Die "Sensationen" von Fatima

Dem Papst ging es darum, das Geschehen von Fatima in den heilsgeschichtlichen Zusammenhang zu stellen

"Kathpress"-Korrespondentenbericht von Ludwig Ring-Eifel

Lissabon, 15.5.00 (KAP) Zwei "Sensationen" hat der Vatikan am Samstag im portugiesischen Marienwallfahrtsort Fatima angekündigt: Das sagenumwobene "dritte Geheimnis von Fatima" hat mit dem Papstattentat von 1981 sowie mit dem Untergang der kommunistischen Diktaturen in Europa im Jahr 1989 zu tun. Und, Sensation Nummer zwei, der volle Text der Prophezeiung wird demnächst von der vatikanischen Glaubenskongregation unter Kardinal Joseph Ratzinger zusammen mit einem theologischen Kommentar veröffentlicht. Die Ankündigung machte kein geringerer als Kardinal-Staatsekretär Angelo Sodano in einer überraschenden Rede nach dem Seligsprechungsgottesdienst, den Papst Johannes Paul II. am gleichen Tag in Fatima für die beiden Hirtenkinder Jacinta und Francisco Marto gefeiert hatte.

Sodano erklärte, dass das bislang nicht veröffentlichte Geheimnis "prophetische Visionen", ähnlich denen der Bibel, enthalte und symbolisch interpretiert werden müsse. Genaue Zeitangaben gebe es nicht, und es gebe auch keine "fotografisch klaren Details". Trotz dieser Einschränkung war Sodano eindeutig, was den Inhalt betrifft: Das Geheimnis handle vom Kampf der atheistischen Systeme gegen die Kirche und darüber hinaus auch vom Attentat auf Johannes Paul II., das Ali Agca 1981 auf dem Petersplatz verübte.

Sodano bestätigte mit seiner Rede, dass die Weissagungen der Muttergottes weitgehend bereits im 20. Jahrhundert eingetreten zu sein scheinen, und dass diese Interpretation auch durch die noch lebende Seherin Lucia bestätigt wird. Zugleich betonte er, dass dennoch die Angriffe auf die Kirche und das Martyrium von Christen in einigen Teilen der Welt weiter gingen. Deshalb bleibe der Aufruf der Mariens zu Umkehr und Gebet weiter aktuell.

Der Papst als Hauptperson der Enthüllungen hatte Sodano mit der Rede beauftragt, hörte aber selbst schweigend zu, während der Kardinal-Staatssekretär sprach. Johannes Paul II. hatte zuvor im Gottesdienst bei seiner Predigt einige Andeutungen gemacht, die den Schluss zuließen, dass er die Geheimnisse von Fatima als bereits erfüllt ansieht. So stellte er eine Verbindung her zwischen den Visionen der Kinder und denen der Offenbarung des Johannes aus dem Neuen Testament.

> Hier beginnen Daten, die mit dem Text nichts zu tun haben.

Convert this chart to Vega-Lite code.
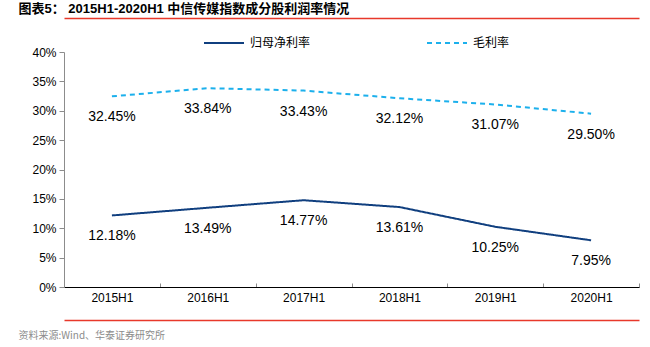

Und Johannes Paul II. sprach von den Katastrophen des 20. Jahrhunderts, den Weltkriegen, den Vernichtungslagern und Gulags, den ethnischen Säuberungen, den Angriffen auf das geborene und das ungeborene Leben, sowie von den Christen, die in diesem Jahrhundert in Zeiten harter Prüfungen durch ihr Leben und Sterben Zeugnis für den Glauben gaben. "Hier in Fatima, wo diese Zeiten der Prüfung prophezeit worden sind, will ich dem Himmel danken für die Kraft dieses Zeugnisses", sagte der Papst. Sodann dankte er abermals der Muttergottes von Fatima für seine Errettung beim Attentat von 1981 und erinnerte daran, dass in den Visionen von Fatima auch von den Leiden des Papstes die Rede gewesen sei.

Am Abend zuvor hatte der Papst bereits in einer eindrucksvollen Geste angedeutet, wie wichtig ihm die Geschehnisse von Fatima sind. Der Papst, der am kommenden Donnerstag 80 Jahre alt wird, legte neben der Marienstatue in der Erscheinungskapelle den Ring als Geschenk nieder, den ihm der polnische Primas Kardinal Jozef Wyszinski im Oktober 1978 zu seinem Amtsantritt als Papst geschenkt hatte. Der polnische Kardinal war es gewesen, der Johannes Paul II. bei seiner Wahl gesagt hatte: "Du wirst die Kirche ins Jahr 2000 führen".